Dr. Nancy Darling’s studies on teen lying show that 98% of high school students lie to their parents, and these studies were replicated with thousands of kids in four countries. This is obviously not a new story, but I thought I’d address a few areas associated with lying that you don’t hear about much based on what I have learned from listening to teens the past 30 years.
Many teens lie to avoid getting caught doing something they know their parents disapprove of. Some teens that feel smothered by micromanaging parents feel it’s their only recourse to claiming some breathing room or freedom. For some it’s a way to rebel, to be different than their vanilla family. For others it can be a way to get revenge when a teen feels hurt or unloved. Understanding why your teen is lying will guide you to the best response.
Behind many teenagers’ dishonesty is their fear that their parents would be disappointed in them if they knew the truth about their behavior. This is most true when the parent-child relationship is strong. Teenagers in these homes believe that their parents have the right to set rules and enforce them; they trust their folks have their best interests in mind. Not wanting to disappoint parents becomes a strong motivator for making good choices. Kids without boundaries usually feel unloved, sad, and out of control despite their freedoms.

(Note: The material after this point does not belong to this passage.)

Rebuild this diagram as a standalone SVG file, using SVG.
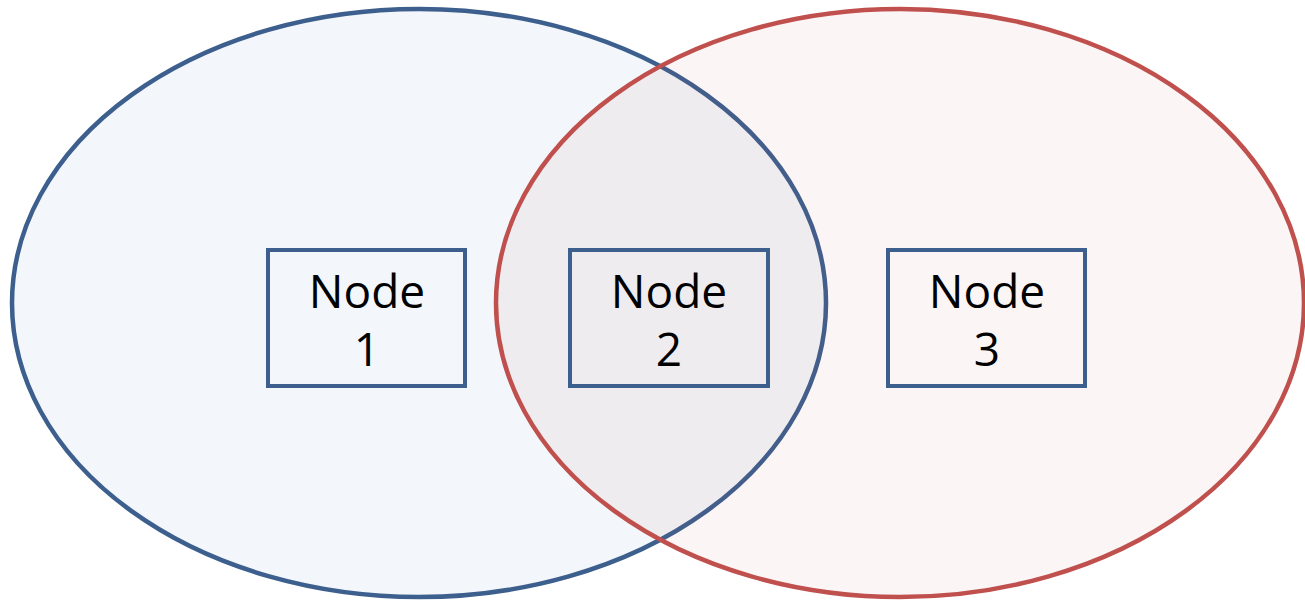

Most kids haven’t been taught about the process of integrity and how to learn from their mistakes. Have them go back through the sequence of what happened when they made a mistake that they lied about: were they aware that their internal alarms went off when they were at the fork in the road of making a good choice or bad choice; how do they experience their alarms; why did they ignore the warnings that time; what will they do about that reason so that they’ll make a better choice next time. Teens who are willing to talk through this scenario with you are taking the situation seriously and thus much more likely to not repeat the mistake.
Teens need to understand the costs to them when they lie. No one feels good about themselves when they are out of integrity. They will often avoid people they lied to or get down on themselves, which makes it more difficult to have the courage to own up to the truth the next time around. They need to understand that they take a big chunk out of their trust account with you when they lie, and that it has to be rebuilt through their behavior over time. Dishonesty usually increases parental fear, resulting in parents being even more in their business.
As teens mature, I want them to do the right thing not because they don’t want to disappoint their parents but instead because they don’t want to disappoint themselves; not because they don’t want to be punished but because they know in their heart that it’s the right thing to do. That’s high-level integrity.
As with every aspect of parenting, your relationship with your teenager is the key to preventing dishonesty. If you have been warm, flexible, a good listener, fair, and given your kids a lot of say-so in the agreements at home, you will have created an environment and relationship that precludes lying. Parents who have real give-and-take conversations about issues and rules get a lot less pushback and lying from teenagers. A close connection and a spirit of collaboration go a long way towards encouraging teens not to lie.